При ретроспективном анализе Балканских войн Троцкий уделил определенное внимание геополитическим вопросам, что было несколько необычно для марксистского журналиста, пусть и сотрудничавшего в либеральной прессе. Правда, сам термин «геополитика» не употреблялся, и Троцкий вряд ли знал его [810] . Но геополитический подход явно присутствовал в некоторых его работах. Например, положение Румынии непосредственно после Межсоюзнической войны он оценивал следующим образом: «Румыния зажата между Россией и Австро-Венгрией, что не позволяет ей вести наступательную политику… Пограничная Добруджа всегда будет поддерживать Болгарию в случае войны» [811] .
В специальной статье Троцкий рассматривал характер румыно-болгарских отношений после заключения Бухарестского мира [812] . Впрочем, это была не самостоятельная статья, а подробно комментируемое изложение брошюры одного из руководителей румынских социалистов Константина Доброджану-Геря [813] «Румыно-болгарский конфликт». Брошюра вышла в Силистре на румынском языке, которым, как видим, Троцкий овладел настолько, чтобы быстро прочитать ее текст и сделать необходимые ему переводы. Впрочем, Троцкому мог помогать в этом деле Раковский.
Любопытно, что Доброджану-Геря был представлен читателям не как политический деятель, а как «виднейший румынский писатель» (на самом деле с художественной литературой он был связан слабо, подчас выступая с политизированными критическими статьями и рецензиями, а также работами по эстетике). Троцкий тем самым продолжал демонстрировать редакции «Киевской мысли» свою партийную неангажированность, журналистскую объективность и уж, во всяком случае, журналистскую осторожность. Но в то же время Троцкий неоднократно упоминал о том фактическом предательстве, которое высшие круги России совершили по отношению к Болгарии, став на сторону Сербии по соображениям высокой общеевропейской политики в тот период, когда назревала, а затем произошла Межсоюзническая война. Позиция и оценки Троцкого оказались намного ближе к действительности, нежели взгляды русских славянофилов, группировавшихся вокруг Милюкова.

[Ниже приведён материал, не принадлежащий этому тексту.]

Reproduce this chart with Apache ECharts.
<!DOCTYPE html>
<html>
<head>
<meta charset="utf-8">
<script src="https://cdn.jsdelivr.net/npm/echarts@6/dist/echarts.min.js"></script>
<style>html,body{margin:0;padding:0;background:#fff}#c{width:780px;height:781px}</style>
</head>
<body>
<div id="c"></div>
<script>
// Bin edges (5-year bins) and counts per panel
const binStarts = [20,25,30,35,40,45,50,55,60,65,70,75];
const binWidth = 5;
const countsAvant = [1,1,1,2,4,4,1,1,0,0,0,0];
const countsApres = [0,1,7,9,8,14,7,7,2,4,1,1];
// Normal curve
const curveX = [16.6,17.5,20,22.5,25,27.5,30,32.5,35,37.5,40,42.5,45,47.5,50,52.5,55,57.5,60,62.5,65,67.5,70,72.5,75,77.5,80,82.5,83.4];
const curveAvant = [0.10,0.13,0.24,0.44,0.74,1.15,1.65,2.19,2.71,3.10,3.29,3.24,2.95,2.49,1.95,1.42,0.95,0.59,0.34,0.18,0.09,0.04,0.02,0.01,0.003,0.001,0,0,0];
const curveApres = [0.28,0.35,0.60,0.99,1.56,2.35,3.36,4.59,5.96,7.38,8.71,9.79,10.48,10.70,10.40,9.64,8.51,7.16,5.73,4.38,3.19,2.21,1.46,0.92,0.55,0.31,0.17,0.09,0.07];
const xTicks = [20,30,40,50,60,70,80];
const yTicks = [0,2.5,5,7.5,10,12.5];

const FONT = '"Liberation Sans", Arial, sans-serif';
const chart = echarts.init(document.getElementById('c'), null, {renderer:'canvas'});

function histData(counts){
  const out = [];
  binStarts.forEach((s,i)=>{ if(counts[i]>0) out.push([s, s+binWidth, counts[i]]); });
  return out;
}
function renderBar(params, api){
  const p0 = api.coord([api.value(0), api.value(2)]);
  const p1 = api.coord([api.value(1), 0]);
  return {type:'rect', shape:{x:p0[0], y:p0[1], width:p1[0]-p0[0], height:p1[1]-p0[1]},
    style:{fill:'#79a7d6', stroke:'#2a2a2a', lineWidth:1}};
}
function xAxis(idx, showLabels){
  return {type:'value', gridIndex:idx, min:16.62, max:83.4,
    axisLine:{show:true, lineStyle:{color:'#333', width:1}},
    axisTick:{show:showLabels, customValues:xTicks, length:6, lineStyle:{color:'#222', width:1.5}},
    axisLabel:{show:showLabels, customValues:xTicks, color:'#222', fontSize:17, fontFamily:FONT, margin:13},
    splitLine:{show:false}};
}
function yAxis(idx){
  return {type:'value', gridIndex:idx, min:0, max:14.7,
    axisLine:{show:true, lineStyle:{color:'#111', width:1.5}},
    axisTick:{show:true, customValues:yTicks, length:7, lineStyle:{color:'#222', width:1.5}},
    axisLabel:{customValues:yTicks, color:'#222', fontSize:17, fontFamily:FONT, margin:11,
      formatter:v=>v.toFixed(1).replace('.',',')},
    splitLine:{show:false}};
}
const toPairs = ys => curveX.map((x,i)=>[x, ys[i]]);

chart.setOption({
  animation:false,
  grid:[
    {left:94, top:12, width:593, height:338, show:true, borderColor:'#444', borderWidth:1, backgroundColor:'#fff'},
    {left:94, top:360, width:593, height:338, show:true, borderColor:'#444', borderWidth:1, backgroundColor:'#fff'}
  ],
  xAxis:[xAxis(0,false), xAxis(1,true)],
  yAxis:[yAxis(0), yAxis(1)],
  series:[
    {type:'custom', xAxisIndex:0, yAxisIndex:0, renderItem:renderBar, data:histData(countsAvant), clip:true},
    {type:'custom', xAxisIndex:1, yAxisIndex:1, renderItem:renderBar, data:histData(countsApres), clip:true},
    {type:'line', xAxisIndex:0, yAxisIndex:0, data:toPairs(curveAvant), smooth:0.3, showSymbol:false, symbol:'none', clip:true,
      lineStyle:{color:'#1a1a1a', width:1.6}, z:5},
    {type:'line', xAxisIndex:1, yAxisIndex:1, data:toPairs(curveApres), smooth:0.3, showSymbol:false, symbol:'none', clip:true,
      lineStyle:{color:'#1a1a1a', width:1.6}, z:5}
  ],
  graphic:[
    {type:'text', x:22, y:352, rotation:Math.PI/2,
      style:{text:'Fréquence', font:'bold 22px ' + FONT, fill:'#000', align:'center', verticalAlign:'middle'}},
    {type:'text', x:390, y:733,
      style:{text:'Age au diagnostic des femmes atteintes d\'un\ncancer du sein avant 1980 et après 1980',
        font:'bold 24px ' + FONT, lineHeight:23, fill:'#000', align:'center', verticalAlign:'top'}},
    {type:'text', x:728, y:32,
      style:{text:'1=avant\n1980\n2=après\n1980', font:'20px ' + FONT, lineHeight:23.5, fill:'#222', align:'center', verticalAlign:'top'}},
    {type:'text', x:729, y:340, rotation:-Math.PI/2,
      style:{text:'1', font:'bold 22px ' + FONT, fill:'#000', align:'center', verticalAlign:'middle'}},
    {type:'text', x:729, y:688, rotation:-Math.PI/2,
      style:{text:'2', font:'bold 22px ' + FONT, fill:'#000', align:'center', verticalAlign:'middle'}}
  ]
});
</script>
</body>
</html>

Раковский стал главным героем статьи, посвященной румынскому социалистическому движению [814] . Это был первый опыт Троцкого в передаче биографии Раковского. Позже к жизни и деятельности этой личности Троцкий будет возвращаться неоднократно. Пока же, отмечая, что толчок румынскому социал-демократическому движению дала революция 1905 г. в России, Троцкий писал, что незадолго до этого времени Раковский начал свою деятельность в Румынии и почти сразу же оказался во главе социалистической партии в силу своих личных политических и организационных качеств.

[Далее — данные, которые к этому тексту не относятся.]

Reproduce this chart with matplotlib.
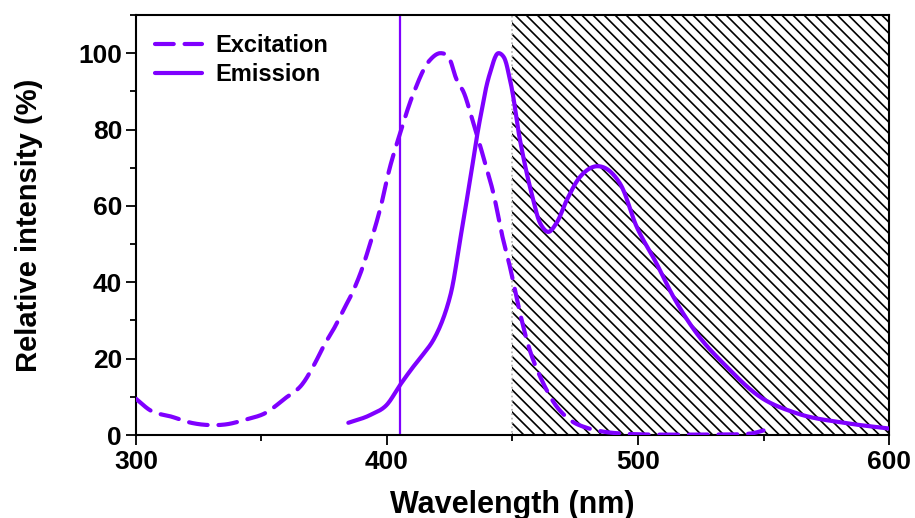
import numpy as np
import matplotlib
matplotlib.use("Agg")
import matplotlib.pyplot as plt
from matplotlib.patches import Rectangle
from matplotlib.ticker import MultipleLocator

plt.rcParams['font.family'] = ['Liberation Sans', 'DejaVu Sans']
plt.rcParams['font.weight'] = 'bold'
plt.rcParams['hatch.linewidth'] = 1.2

# Excitation spectrum (dashed)
exc_x = [300, 305.6, 314.7, 320.7, 329.5, 336, 344, 351.4, 359.4, 366, 371.3, 374.6,
         379.3, 382.6, 386, 389.5, 393, 397.2, 401.2, 405.2, 410.5, 417.1, 421.1, 424.5,
         427.8, 430.4, 433.7, 438.4, 442.4, 445.7, 449, 453, 457, 462.3, 467, 473,
         480, 486, 493, 499.5, 510, 520, 530, 540, 546, 550]
exc_y = [9.5, 6.5, 4.7, 3.4, 2.6, 2.8, 4.1, 5.7, 9.6, 13.1, 18.8, 23.1,
         28.4, 32.7, 37, 42.5, 49.5, 59, 70.2, 79, 89.4, 98.2, 100, 99,
         93, 90, 83.3, 72.8, 63.3, 52.8, 44, 31.9, 22, 13.5, 8, 3.9,
         1.8, 0.9, 0.4, 0.2, 0.1, 0.1, 0.1, 0.2, 0.5, 1.2]

# Emission spectrum (solid)
em_x = [384.6, 393.2, 399.9, 405.2, 410.5, 414, 418.4, 421.5, 425.1, 429.1, 433.1,
        437, 441, 444.3, 446.5, 449, 453, 456.3, 458.3, 461, 464.3, 467.5, 471.6,
        476.9, 483.5, 488, 492.8, 499.5, 507.4, 514.1, 523.4, 535.3, 548.6, 563.2,
        583.1, 600]
em_y = [3.2, 5.2, 7.9, 13.1, 17.9, 20.8, 24.8, 29, 36.2, 51, 66.8,
        82.5, 94.7, 100, 99, 93, 77.2, 66.8, 61.5, 55.5, 53.2, 55.5, 61.5,
        67.6, 70.4, 69.5, 65.9, 54.5, 44.9, 36.2, 26.6, 17.9, 10, 5.7,
        3.1, 1.7]

laser_nm = 405
filter_start, filter_end = 450, 600

color = '#7F00FF'
HATCH = chr(92) * 3   # three backslashes: diagonal hatch, ~11 px pitch


def _hermite(t, v, ts):
    out = np.empty_like(ts)
    m = np.gradient(v, t)
    idx = np.clip(np.searchsorted(t, ts) - 1, 0, len(t) - 2)
    for k, (i, tt) in enumerate(zip(idx, ts)):
        h = t[i + 1] - t[i]
        s = (tt - t[i]) / h
        h00 = 2*s**3 - 3*s**2 + 1
        h10 = s**3 - 2*s**2 + s
        h01 = -2*s**3 + 3*s**2
        h11 = s**3 - s**2
        out[k] = h00*v[i] + h10*h*m[i] + h01*v[i+1] + h11*h*m[i+1]
    return out


def smooth(x, y, n=800):
    x = np.asarray(x, float)
    y = np.asarray(y, float)
    t = np.concatenate([[0], np.cumsum(np.hypot(np.diff(x), np.diff(y) / 2.0))])
    ts = np.linspace(0, t[-1], n)
    return _hermite(t, x, ts), _hermite(t, y, ts)


fig = plt.figure(figsize=(9.15, 5.18), dpi=100)
ax = fig.add_axes([0.1486, 0.1602, 0.8230, 0.8108])

# Filter region (hatched)
ax.add_patch(Rectangle((filter_start, 0), filter_end - filter_start, 110,
                       facecolor='none', edgecolor='black', hatch=HATCH,
                       linewidth=0, zorder=1))
ax.add_patch(Rectangle((filter_start, 0), filter_end - filter_start, 110,
                       facecolor='none', edgecolor='#b0b0b0', linestyle=':',
                       linewidth=1.2, zorder=1.1))

ax.axvline(laser_nm, color=color, linewidth=1.6, zorder=2)

ex_sx, ex_sy = smooth(exc_x, exc_y)
em_sx, em_sy = smooth(em_x, em_y)

ax.plot(ex_sx, ex_sy, color=color, linewidth=3, linestyle=(0, (4.5, 2.6)),
        dash_capstyle='round', label='Excitation', zorder=3)
ax.plot(em_sx, em_sy, color=color, linewidth=3, solid_capstyle='round',
        label='Emission', zorder=3)

ax.set_xlim(300, 600)
ax.set_ylim(0, 110)
ax.set_xticks([300, 400, 500, 600])
ax.set_yticks([0, 20, 40, 60, 80, 100])
ax.xaxis.set_minor_locator(MultipleLocator(50))
ax.yaxis.set_minor_locator(MultipleLocator(10))
ax.tick_params(which='major', direction='out', length=7, width=1.3, labelsize=19)
ax.tick_params(axis='x', which='major', pad=4)
ax.tick_params(axis='y', which='major', pad=3)
ax.tick_params(which='minor', direction='out', length=4, width=1.3)
ax.tick_params(top=False, right=False)
for lab in ax.get_xticklabels() + ax.get_yticklabels():
    lab.set_fontweight('bold')
for sp in ax.spines.values():
    sp.set_linewidth(1.5)

ax.set_xlabel('Wavelength (nm)', fontsize=22, fontweight='bold', labelpad=11)
ax.set_ylabel('Relative intensity (%)', fontsize=21, fontweight='bold', labelpad=25)

leg = ax.legend(loc='upper left', frameon=False,
                prop={'weight': 'bold', 'size': 17}, handlelength=2.0,
                borderaxespad=0.4, borderpad=0.4, labelspacing=0.25,
                handletextpad=0.55)

fig.savefig('out.png', dpi=100)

Иной характер носил обширный очерк «Поездка в Добруджу», написанный под влиянием общения с Раковским, по приглашению которого и была совершена эта поездка в живописный добруджанский город [815] . Из Бухареста в Констанцу Троцкий и Раковский ехали вместе поездом. На железнодорожной станции их встречал кучер из имения Раковского, в прошлом матрос броненосца «Потемкин» Козленко. Очевидно, в связи с тем, что Раковский – видный социалистический лидер – был владельцем крупного сельскохозяйственного имения да еще имел в качестве слуги бывшего «революционного моряка», Троцкий не называл героя своей статьи по имени. Из деликатной ситуации автор вышел просто, сказав только, что Козленко служил кучером «в имении матери моего приятеля, болгарского врача, с которым мы вместе совершали путешествие», хотя добруджанское имение было собственностью самого Раковского, полученной им по наследству.

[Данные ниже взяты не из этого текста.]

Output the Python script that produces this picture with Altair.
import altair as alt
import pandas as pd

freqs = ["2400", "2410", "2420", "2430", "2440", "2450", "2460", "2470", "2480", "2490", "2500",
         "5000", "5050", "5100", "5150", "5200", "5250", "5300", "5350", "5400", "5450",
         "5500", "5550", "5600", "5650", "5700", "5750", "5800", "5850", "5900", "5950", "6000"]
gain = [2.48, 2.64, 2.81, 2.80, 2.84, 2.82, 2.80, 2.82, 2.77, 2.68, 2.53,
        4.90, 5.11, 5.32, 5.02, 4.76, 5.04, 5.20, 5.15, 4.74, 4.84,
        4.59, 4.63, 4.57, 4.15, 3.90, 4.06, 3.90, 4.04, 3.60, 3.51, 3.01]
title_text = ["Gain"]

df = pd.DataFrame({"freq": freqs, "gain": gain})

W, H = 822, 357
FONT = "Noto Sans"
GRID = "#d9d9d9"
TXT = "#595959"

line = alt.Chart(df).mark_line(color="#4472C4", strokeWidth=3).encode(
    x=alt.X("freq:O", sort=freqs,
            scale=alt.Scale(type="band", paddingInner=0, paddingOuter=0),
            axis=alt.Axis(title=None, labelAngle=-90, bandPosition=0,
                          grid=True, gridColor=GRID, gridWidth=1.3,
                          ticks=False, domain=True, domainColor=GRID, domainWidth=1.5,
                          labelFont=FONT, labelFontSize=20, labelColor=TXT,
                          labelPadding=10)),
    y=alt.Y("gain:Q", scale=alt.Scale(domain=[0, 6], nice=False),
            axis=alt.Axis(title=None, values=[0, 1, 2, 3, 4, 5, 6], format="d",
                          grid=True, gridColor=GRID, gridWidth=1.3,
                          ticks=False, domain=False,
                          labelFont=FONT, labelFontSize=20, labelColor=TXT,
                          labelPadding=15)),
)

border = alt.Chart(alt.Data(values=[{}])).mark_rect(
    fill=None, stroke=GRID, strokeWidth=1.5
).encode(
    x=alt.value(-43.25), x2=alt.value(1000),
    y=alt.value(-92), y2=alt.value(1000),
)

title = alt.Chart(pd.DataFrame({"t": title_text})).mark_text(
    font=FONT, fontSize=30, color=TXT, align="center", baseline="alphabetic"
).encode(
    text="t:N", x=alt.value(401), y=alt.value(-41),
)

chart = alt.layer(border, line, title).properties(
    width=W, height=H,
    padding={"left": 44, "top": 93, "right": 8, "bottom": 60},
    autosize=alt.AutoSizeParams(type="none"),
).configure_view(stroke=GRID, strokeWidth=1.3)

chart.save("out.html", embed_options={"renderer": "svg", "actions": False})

Очерк содержал живое описание жилья Раковского возле города Мангалия: «Старый уездный дом, низкие двери, низкие потолки». Отмечалось, что в доме хранится единственный в своем роде архив по истории борьбы болгарского народа за национальную независимость.
Если иметь в виду черты характера Троцкого, которые складывались с юных лет, – эгоцентризм, высокомерное отношение к окружающим, трудный и почти невозможный процесс личного сближения с другими людьми, стремление всегда и во всех делах быть первым и демонстрировать это окружающим, просто поражает то чувство глубокого уважения и братской любви, можно сказать, даже почтения и почти восхищения, которое он испытывал по отношению к Раковскому. Вот лишь одно из описаний совместной прогулки по улице в Мангалии: «Мы проходим со своим другом и чичероне вдоль всей улицы, и я с почти мистическим удивлением гляжу, как он орудует в этом этническом и лингвистическом хаосе. Он поворачивает голову направо, налево, раскланивается, перебрасывается словами с одним столом, с другим, заглядывает в магазины, наводит хозяйственные справки, ведет мимоходом политическую агитацию, собирает сведения для газетных статей, и все это на полдюжине языков. В течение часа он без затруднений переходит десятки раз с румынского языка на болгарский, на русский, немецкий, турецкий – с приезжими колонистами и французский – с нотаблями».